10 OCAK
10 Ocak 2019 Perşembe
Dört dörtlük değiliz.
Çağ bilişim çağı. Her sektörde olduğu gibi ister istemez gazetecilikte de bir dönüşüm yaşanıyor. Hızlı bir değişim…
Bu süreç taşların yerine oturma, tanımların yenilenme, metodların değişme dönemi. Öyle ki; yeni yeni yüzler, yeni platformlarda gazetecilik yapmak amacı ile ortaya çıkıyor olabilir.
İyiyi kötüyü ayırmada, doğruyu yanlışı ayırmada henüz çok erken. Meslek sancılı bir süreçten geçiyor. Biz de şöyle sağlama alıyoruz… Diyoruz ki, “yaşamını bu meslekten kazanan” gazeteci tanımının içinde şimdilik koruyucu bir kalkan.
Söylediğim gibi dört dörlük değiliz. Çok bilge filan da değiliz. Hepsi geçecek. Dönüşüm tamamlandığında ya da daha farlı bir düzleme yaslandığında bugün görülen arızaların büyük kısmı ortadan zaten kalkmış olacak. O yüzden bizim mahalle için hüküm vermek yanlış olur. Daha çok erken…
***
Bugün 10 Ocak… Çalışan gazeteciler günü… Sağ olsunlar dört bir yandan tebrikler alıyoruz, hatırlanıyoruz…
Başta siyaset dünyası olmak üzere, bürokrasi, iş dünyası, medya ile iç içe geçmiş ilişkilere sahip hangi sektörün temsilcisi varsa artık…
Bizim de söyleyecek sözlerimiz var…
***
Bir arkadaşımıza yapılan saldırıyı hepimiz üzerimize alıyoruz. Sıranın bize geleceğini bildiğimiz için. İstanbul’da olmuş ya da daha uzak bir kentte yaşanmış fark etmiyor. Kahroluyoruz.
Denizli’de olmuyor mu sanıyordunuz…
Bugün 10 Ocak’ı tebrik edenler bizatihi gazetecileri kendileri toplumun önüne attılar bu kentte.

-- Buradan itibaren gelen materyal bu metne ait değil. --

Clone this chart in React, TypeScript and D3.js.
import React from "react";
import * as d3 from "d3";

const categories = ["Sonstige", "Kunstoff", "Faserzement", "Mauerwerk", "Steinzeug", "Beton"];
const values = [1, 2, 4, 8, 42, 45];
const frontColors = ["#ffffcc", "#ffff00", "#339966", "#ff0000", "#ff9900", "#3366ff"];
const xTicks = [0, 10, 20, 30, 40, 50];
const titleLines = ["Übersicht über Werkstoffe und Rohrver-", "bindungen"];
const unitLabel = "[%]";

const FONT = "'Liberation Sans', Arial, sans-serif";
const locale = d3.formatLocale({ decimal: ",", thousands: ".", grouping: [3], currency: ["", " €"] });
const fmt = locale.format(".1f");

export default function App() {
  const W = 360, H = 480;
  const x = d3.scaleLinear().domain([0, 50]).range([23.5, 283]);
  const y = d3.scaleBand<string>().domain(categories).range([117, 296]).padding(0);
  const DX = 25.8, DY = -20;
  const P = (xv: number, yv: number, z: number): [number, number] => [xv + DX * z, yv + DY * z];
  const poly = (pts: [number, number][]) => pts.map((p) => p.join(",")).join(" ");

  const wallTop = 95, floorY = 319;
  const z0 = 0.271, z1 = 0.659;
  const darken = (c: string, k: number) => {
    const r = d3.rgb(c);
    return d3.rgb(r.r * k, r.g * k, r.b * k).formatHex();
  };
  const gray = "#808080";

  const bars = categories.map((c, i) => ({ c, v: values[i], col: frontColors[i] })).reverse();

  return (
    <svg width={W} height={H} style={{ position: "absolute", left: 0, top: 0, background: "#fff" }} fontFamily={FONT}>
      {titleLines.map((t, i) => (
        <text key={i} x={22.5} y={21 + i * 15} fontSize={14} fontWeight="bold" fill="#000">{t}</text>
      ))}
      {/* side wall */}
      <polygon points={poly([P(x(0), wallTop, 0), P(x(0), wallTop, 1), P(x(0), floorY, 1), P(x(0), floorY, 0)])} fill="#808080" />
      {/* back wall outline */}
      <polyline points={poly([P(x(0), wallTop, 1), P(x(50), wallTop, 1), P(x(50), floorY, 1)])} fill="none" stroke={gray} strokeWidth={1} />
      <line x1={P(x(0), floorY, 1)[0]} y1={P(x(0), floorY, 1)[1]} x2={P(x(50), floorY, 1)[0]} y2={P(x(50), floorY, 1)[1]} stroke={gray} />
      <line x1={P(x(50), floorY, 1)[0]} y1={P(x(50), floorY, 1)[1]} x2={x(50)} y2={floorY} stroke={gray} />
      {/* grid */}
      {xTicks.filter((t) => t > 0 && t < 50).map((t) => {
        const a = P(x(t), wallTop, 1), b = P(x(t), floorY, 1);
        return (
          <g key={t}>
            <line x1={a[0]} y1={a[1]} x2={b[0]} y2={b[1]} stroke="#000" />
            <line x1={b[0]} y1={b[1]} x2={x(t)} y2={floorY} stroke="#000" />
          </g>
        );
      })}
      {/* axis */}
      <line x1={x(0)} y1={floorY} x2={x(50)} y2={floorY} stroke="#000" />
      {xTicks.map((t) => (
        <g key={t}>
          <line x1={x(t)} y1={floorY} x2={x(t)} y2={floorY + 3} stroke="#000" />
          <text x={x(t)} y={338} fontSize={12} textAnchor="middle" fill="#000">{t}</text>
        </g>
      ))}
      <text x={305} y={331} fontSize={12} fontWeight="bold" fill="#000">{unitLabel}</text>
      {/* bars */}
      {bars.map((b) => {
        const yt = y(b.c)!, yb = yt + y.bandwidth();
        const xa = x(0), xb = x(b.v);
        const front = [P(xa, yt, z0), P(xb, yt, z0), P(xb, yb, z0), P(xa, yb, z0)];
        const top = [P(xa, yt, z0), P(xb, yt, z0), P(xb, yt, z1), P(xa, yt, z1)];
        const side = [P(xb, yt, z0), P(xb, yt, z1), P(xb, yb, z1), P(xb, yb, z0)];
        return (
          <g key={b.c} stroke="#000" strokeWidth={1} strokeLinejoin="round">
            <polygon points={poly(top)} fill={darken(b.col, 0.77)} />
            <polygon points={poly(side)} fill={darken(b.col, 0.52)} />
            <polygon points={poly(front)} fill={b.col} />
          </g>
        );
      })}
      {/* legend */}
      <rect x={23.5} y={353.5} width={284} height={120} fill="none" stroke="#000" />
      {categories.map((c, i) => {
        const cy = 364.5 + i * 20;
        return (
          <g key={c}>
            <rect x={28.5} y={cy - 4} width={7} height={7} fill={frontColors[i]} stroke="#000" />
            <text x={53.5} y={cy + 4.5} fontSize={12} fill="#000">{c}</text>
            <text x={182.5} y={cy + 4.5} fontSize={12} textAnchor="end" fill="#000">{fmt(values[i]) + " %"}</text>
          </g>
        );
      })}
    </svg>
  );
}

Ak Parti il başkanı, Serkan Urgancı arkadaşımızı hedef göstermişti.
Denizlispor yönetimi. taraftarlara beni hedef göstermişti.
Daha bir iki gün önce MHP il başkanı Sedat Kurt arkadaşımızı hedef göstermişti…
Bu insanların sesi oluyoruz biz. Bu kısmı aramızda kalsın ama bazen kendileri söylemeye cesaret edemediklerinde ortaya çıkıyoruz.
***
Bugünü anlı şanlı açıklamalarla kutlayan yerel yönetim liderleri mesela. Ne kadar saygılılar gazetecilere…
Hiç de değiller kimse darılmasın. Bir etkinliklerini, çalışmalarını görüntülemek fotoğraflamak istediğimizde kendi medya orduları altında eziliyoruz.
Belediye başkanlarını adım adım takip eden basın birimleri her zaman en önde, sahnede foto muhabirlerinin kamaremanların kadrajlarındalar her zaman.
Gerçekte olanı biteni anlatacak olan biziz ama en önde kendi basın birimleri, kendi adamları. Gazetecilere iş bile yaptırmıyorlar. Ne reklam hastalığı bu…
***
Daha önemlisi artık bizimle yüz yüze gelmek bile istemiyorlar. Artık davet filan aldığımız yok etkinlikler için. Kendi basın birimleri fotoğraflıyor, yazıyor ve servisliyor.
Farklı bir gözün görmesi yasak gibi… Bir soru sorma olanağınız yok. Ne verdilerse onunla yetinmek zorundasınız. Ya da ‘bunu yayınlamaktan başka şansınız yok” der gibi…
Sonra da şikayet ediliyoruz.
***
Bugün 10 Ocak çalışan gazeteciler günü… Bu ortamda çalışanlar için yine teselli olabilecek bir yönü var kutlamaların. Şimdilik bir işleri var.
Ya çalışamayan, çalıştırılmayan arkadaşlarımız… Onlara her gün zehir.